What have we done? Do we think that God does not hear the sound?
Now three so-called residential schools could potentially be the sites of mass murder.
The bodies of hundreds of Indigenous children have been found in unmarked burial sites in the former Kamloops Indian Residential School, at a cemetery at the former Marieval Indian Residential School and at the former St. Eugene’s Mission School, all in Canada.
The bodies were found using ground-penetrating radar and due, in part, to an oral history passed down.
The children were forcibly separated from their parents and sent to these residential schools set up by the Canadian government and administered by local churches. Here, they were indoctrinated into Euro-Canadian and Christian values while erasing their cultural distinctions often through violence.
The children were not allowed to speak their native language or to acknowledge their heritage or culture. These children lost their lives due, in part, to an educational system used to impart “salvation.”
Before we attempt to bury our heads in the sand, what do you hear? Before we rush to bury the hatchet, how do we respond theologically to the claims of white supremacy and its repeated attempts to deface and deny the imago dei in First Nation people?
As Charles M. Blow, op-ed columnist for The New York Times, says, “One doesn’t have to operate with great malice to do great harm. The absence of empathy and understanding are sufficient.”
As persons debate the use of critical race theory in America’s schools – which posits race as a sociopolitical construct, centers the African American experience and affirms their voice in telling their story – Canada is being confronted with its own history.
How else can it be explained or understood other than white supremacist notions of salvation through cultural assimilation?
“Kill the Indian; save the man,” they said. Because if you are “Indian,” then you are not a human? But if you deny yourself, you can be?
There is a reckoning not only in Canada but also in the U.S. as calls for accountability, apologies and reparations increase.
Following the news of the discovery, Interior Secretary Deb Haaland called for an investigation of U.S. boarding schools.
The “Federal Indian Boarding School Initiative” will provide the location of boarding schools and burial sites as well as the names of the children who attended and their tribal affiliations.
I hope this is not an attempt to get ahead of the story or to save face because the attempt is misplaced and more than a little too late.
Besides, it is not enough to provide school records; the historical record must be corrected.
Ida B. Wells, an African American journalist and author of The Red Record: Tabulated Statistics and Alleged Causes of Lynching in the United States, said, “The way to right wrongs is to turn the light of truth upon them.”
Howard Zehr writes in The Little Book of Restorative Justice, “An important element in healing or transcending the experience of crime is an opportunity to tell the story of what happened.”
Canada, the U.S. and the churches that did a grave disservice to the Indigenous children that they feigned a call to serve must commit to telling the truth.
If they, if we refuse, then the ground will.
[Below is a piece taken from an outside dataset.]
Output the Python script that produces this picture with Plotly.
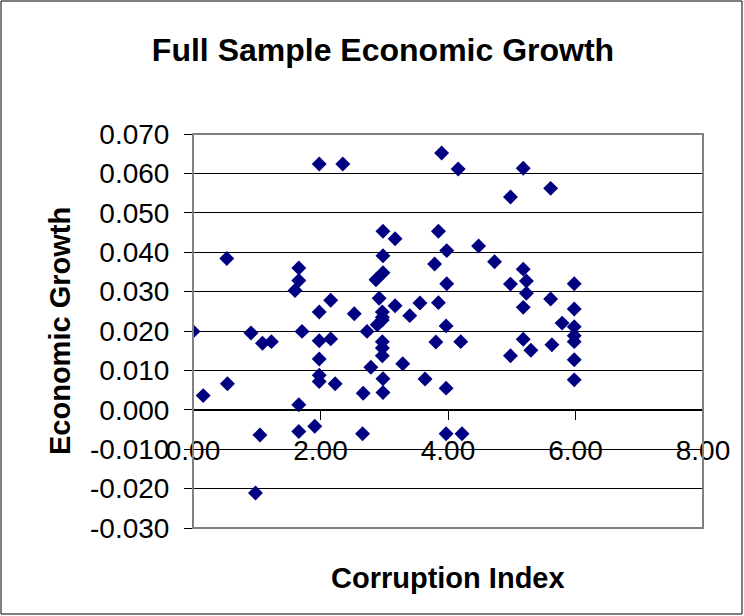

The earth will not be complicit in our acts of violence and hatred.
Furthermore, we don’t need more press conferences or press releases. We don’t need another statement. We need more shovels to dig up this dirt.
Perhaps, it will be “an education in belonging,” the subtitle of Willie James Jennings book, After Whiteness.
Christians can do the work of deconstructing their faith and reconsider what it means to be a Jesus follower apart from colonial Christianity.
We can begin to ask questions that lead to restorative justice, of which Zehr offers several:
- Who has been harmed?
- What are their needs?
- Whose obligations are these?
- Who has a stake in the situation?
- What are the causes?
- What is the appropriate process to involve stakeholders in an effort to put things right and to address underlying causes?
When we answer these questions, we answer the cries coming from the ground. Because history is not dead and buried. It’s not even dead.
Can’t you hear it crying from the ground? If you don’t, then it will repeat itself.